Time to get slightly political—because that’s always FUN, right? 😅 As someone who voted 3rd party write-in during the 2016 election and will attempt to do so again with an absentee ballot, I’d like to take a middle-of-the-road approach in regards to the current state of US politics and the press. You can decide which following description fits which candidate best, but the mere fact that the US is faced with a choice between personified (A): Diarrhea of the mouth, and (B): Diarrhea of the brain, tells us we are in desperate need for a counter-balancing third party. But I’ll save that for another time.
My real concern is the utter collapse of the press to remember what their sacred duty is: To report the news without bias. This commitment must come before the ambitious, egotistical pursuit of opinion columns/segments.
Of course the news industry is itself a collection of flawed human beings trying to navigate the terrain between their personal preferences and the journalistic career they have chosen. But we should expect them to know the difference. No matter the internalized pressure to take sides and shield their candidate of choice, we should fully expect them to withstand the pressure and hold the high ground of independence. This ground is shrinking with each election.
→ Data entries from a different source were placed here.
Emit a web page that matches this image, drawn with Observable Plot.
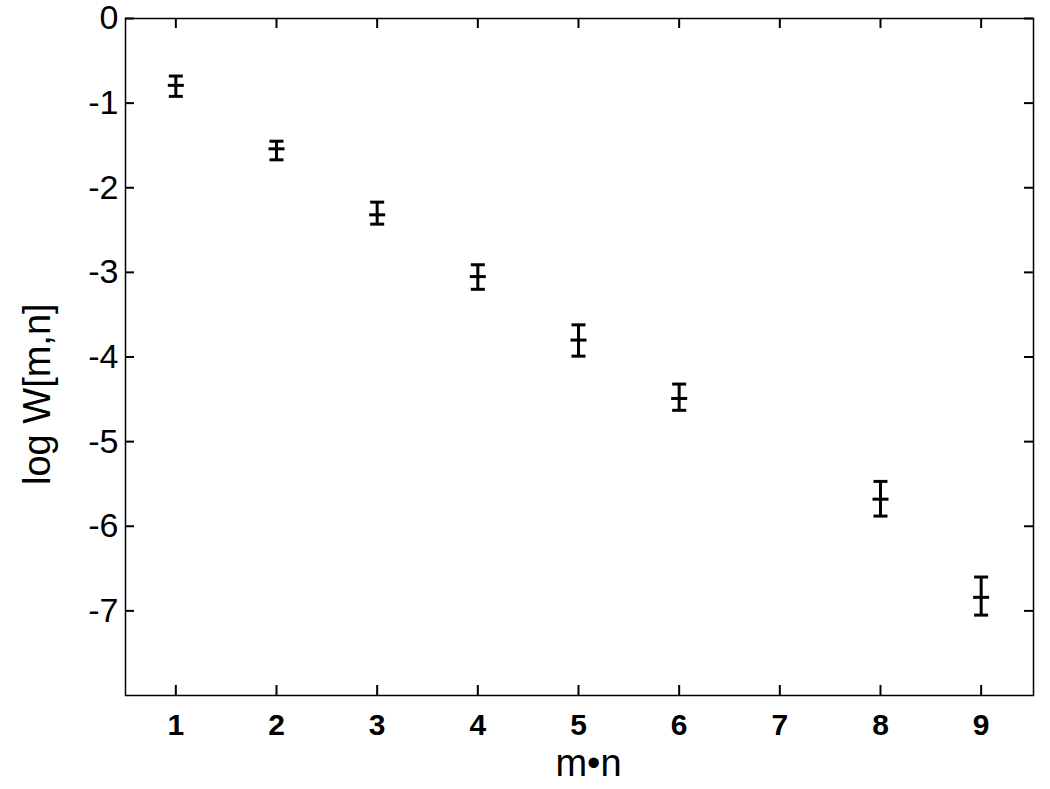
<!DOCTYPE html>
<html><head><meta charset="utf-8">
<script src="https://cdn.jsdelivr.net/npm/d3@7"></script>
<script src="https://cdn.jsdelivr.net/npm/@observablehq/plot@0.6"></script>
<style>body{margin:0;background:#fff}</style>
</head><body><div id="chart"></div>
<script>
const mn = [1, 2, 3, 4, 5, 6, 8, 9];
const logW = [-0.79, -1.54, -2.32, -3.05, -3.80, -4.49, -5.68, -6.84];
const errLow = [-0.92, -1.67, -2.43, -3.20, -3.99, -4.63, -5.88, -7.05];
const errHigh = [-0.68, -1.45, -2.17, -2.91, -3.62, -4.32, -5.47, -6.60];
const xTicks = [1, 2, 3, 4, 5, 6, 7, 8, 9];
const yTicks = [0, -1, -2, -3, -4, -5, -6, -7];
const xLabel = "m•n";
const yLabel = "log W[m,n]";

const data = mn.map((x, i) => ({x, y: logW[i], lo: errLow[i], hi: errHigh[i]}));
const hline = {draw(ctx, size) { const r = Math.sqrt(size / Math.PI); ctx.moveTo(-r, 0); ctx.lineTo(r, 0); }};

const W = 1050, H = 789, mt = 18, mb = 94, ml = 125, mr = 17;
const plotW = W - ml - mr, plotH = H - mt - mb;

const chart = Plot.plot({
  width: W, height: H,
  marginTop: mt, marginBottom: mb, marginLeft: ml, marginRight: mr,
  style: {fontFamily: "'Liberation Sans', Arial, sans-serif", background: "white", color: "black", overflow: "visible"},
  x: {domain: [0.5, 9.52]},
  y: {domain: [-8, 0]},
  marks: [
    Plot.frame({stroke: "black", strokeWidth: 1.5}),
    Plot.tickX(xTicks, {x: d => d, insetTop: plotH - 10, strokeWidth: 2}),
    Plot.tickX(xTicks, {x: d => d, insetBottom: plotH - 10, strokeWidth: 2}),
    Plot.tickY(yTicks, {y: d => d, insetRight: plotW - 9, strokeWidth: 2}),
    Plot.tickY(yTicks, {y: d => d, insetLeft: plotW - 9, strokeWidth: 2}),
    Plot.axisX(xTicks, {tickSize: 0, tickPadding: 18, fontSize: 30, fontWeight: "bold", label: null, tickFormat: d => String(d)}),
    Plot.axisY(yTicks, {tickSize: 0, tickPadding: 7, fontSize: 34, label: null, tickFormat: d => String(d)}),
    Plot.ruleX(data, {x: "x", y1: "lo", y2: "hi", stroke: "black", strokeWidth: 3}),
    Plot.dot(data, {x: "x", y: "lo", symbol: hline, r: 7, stroke: "black", strokeWidth: 3, fill: "none"}),
    Plot.dot(data, {x: "x", y: "hi", symbol: hline, r: 7, stroke: "black", strokeWidth: 3, fill: "none"}),
    Plot.dot(data, {x: "x", y: "y", symbol: hline, r: 8, stroke: "black", strokeWidth: 3, fill: "none"}),
    Plot.text([xLabel], {text: d => d, frameAnchor: "bottom", dx: 9, dy: 68, lineAnchor: "middle", fontSize: 38}),
    Plot.text([yLabel], {text: d => d, frameAnchor: "left", dx: -88, dy: 128, rotate: -90, lineAnchor: "middle", fontSize: 38})
  ]
});
document.getElementById("chart").append(chart);
</script>
</body></html>
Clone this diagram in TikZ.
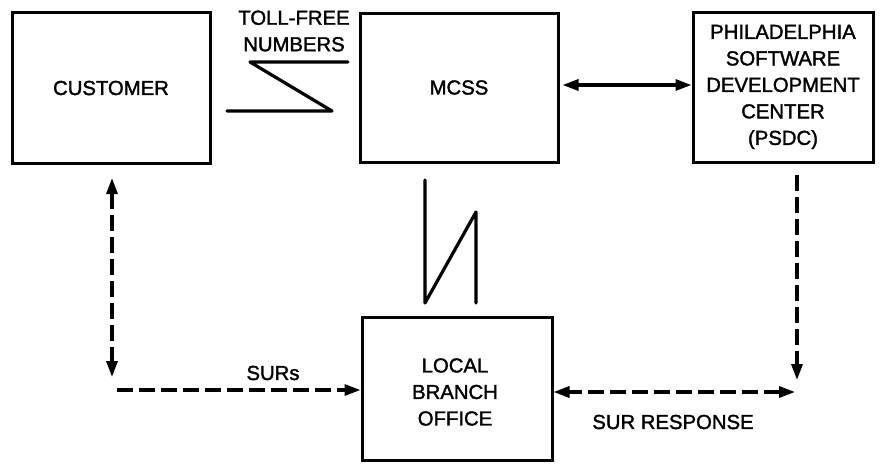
\documentclass[tikz,border=0pt]{standalone}
\usepackage{fontspec}
\setmainfont{Liberation Sans}[FakeBold=1.6,BoldFont=*]
\usetikzlibrary{arrows.meta}
\begin{document}
\begin{tikzpicture}[x=1pt,y=-1pt,
  box/.style={draw,line width=3pt,inner sep=0pt,align=center,font=\fontsize{20.3}{26.5}\selectfont\bfseries},
  lbl/.style={inner sep=0pt,align=center,font=\fontsize{20.3}{26.5}\selectfont\bfseries},
  ln/.style={line width=3.2pt,line cap=round,line join=round},
  dsh/.style={line width=3.2pt,dash pattern=on 16pt off 6pt},
  tip/.style={-{Triangle[length=16pt,width=11pt]}},
  tips/.style={{Triangle[length=16pt,width=11pt]}-{Triangle[length=16pt,width=11pt]}}]
\useasboundingbox (0,0) rectangle (883,463);
\node[box,minimum width=198pt,minimum height=151pt] (cust) at (111,88) {CUSTOMER};
\node[box,minimum width=198pt,minimum height=149pt] (mcss) at (459,87.5) {MCSS};
\node[box,minimum width=180pt,minimum height=150pt] (psdc) at (783,87) {PHILADELPHIA\\SOFTWARE\\DEVELOPMENT\\CENTER\\(PSDC)};
\node[box,minimum width=190pt,minimum height=143pt] (lbo) at (457,388.5) {};
\node[lbl] (lbot) at (455,392) {LOCAL\\BRANCH\\OFFICE};
\node[lbl] (toll) at (294,31) {TOLL-FREE\\NUMBERS};
\node[lbl] (surs) at (273,373) {SURs};
\node[lbl] (resp) at (673,422) {SUR RESPONSE};
% toll-free zigzag
\coordinate (z1) at (348,62);
\coordinate (z2) at (250,62);
\coordinate (z3) at (332,111);
\coordinate (z4) at (227,111);
\draw[ln] (z1) -- (z2) -- (z3) -- (z4);
% MCSS - local zigzag
\coordinate (v1) at (425,180);
\coordinate (v2) at (425,303);
\coordinate (v3) at (476,212);
\coordinate (v4) at (476,303);
\draw[ln] (v1) -- (v2) -- (v3) -- (v4);
% MCSS - PSDC
\draw[line width=3.2pt,tips] (mcss.east) ++(3,-2.5) coordinate (a1) -- (a1 -| psdc.west);
% customer dashed
\coordinate (c1) at (112,178);
\coordinate (c2) at (112,377);
\draw[dsh,tips] (c1) -- (c2);
\coordinate (c3) at (117,390);
\draw[dsh,tip] (c3) -- (c3 -| lbo.west);
% psdc dashed
\coordinate (p1) at (797,175);
\coordinate (p2) at (797,380);
\draw[dsh,tip] (p1) -- (p2);
\coordinate (p3) at (795,392);
\draw[dsh,tips] (p3) -- (p3 -| lbo.east);
\end{tikzpicture}
\end{document}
In 2016 Hillary Clinton received a whopping 200 endorsements from newspapers across the US one month before the election. In comparison Trump received six. The ridiculous trend of newspaper, editorial boards collectively endorsing candidates is only getting worse.
In point of fact, the news publication USA TODAY use to pride itself on being a centered publication that refused to endorse political candidates in order to remain neutral and independent. But for the first time ever, they have publicly announced their support of a presidential candidate. You can guess which one. We expect such compromise from the New York Times, but when formerly centrist news outlets follow suit, this is a sign of truly bad things to come.
What we are seeing today is the complete capitulation of the press to give up their essential role of objectivity and independence. The failure of the press to remain centrist in their reporting is why so many news outlets have recently popped up along a left and right spectrum to solely cater to the needs of their entrenched readers. I’m not a journalist. I have not chosen a career where I have copious amounts of time to devote towards finding out the truth on political matters for the benefit of others to make informed decisions. I definitely lean politically conservative in most of my observations of the cultural-political landscape. So I rely on centrist reporting that just gives me the facts and allows me a perspective that lies outside my natural bias.
This is almost becoming impossible to find today. The fact-checkers need to be fact-checked and so on and so forth. In a world of ideological bias, objectivity is about as rare as finding a snow leopard… in the Sahara. Yet it still remains a worthy pursuit—for the press most of all. One cannot truly comprehend how sacred their role is until you live in certain un-named countries outside the US where the press is either an extension of government propaganda or is bankrolled by outsiders to oust a government. Information is indeed power. It can bring down governments or shield them from opposition. Yet the role of the democratic free press is not to decide WHICH outcome THEY want.
To the contrary. They are the carriers and couriers of information and must always remain distinct from it. The minute they merge their own identity into the content of the information they are carrying, they have lost their “calling.” Under the heat of their own bias seeking expression, they become like a bucket that molds itself into whatever “form” of information they selectively choose to carry. From that point on, they find it nearly impossible to re-shape themselves in order to carry information that comes in a different form—a form that runs contrary to the political affiliation they merged with earlier. If the American press cannot congregate enough reputable personal to hold the middle ground and just report the facts—no matter the source—then we can fully expect to see an increasing political divide reflect that failure by splitting the US into two national identities. Those national identities may one day manifest into another civil war—led by civilian militias on the right against militias on the left.
There is still time to avoid this, but given the fact that much of the press has completely given up even the pretense of trying to look unbiased, a great vacuum is now occurring—sucking remnants of the center into the left and right. This isn’t about Trump or Biden. This is about the US descending into a state of increased division and distrust because the press refuses to hold the middle ground of neutrality where the common good can be found in common facts. This negligence is only going to cause cringeworthy, fringe news sources to multiply 3-fold in the next four years—no matter who wins the election.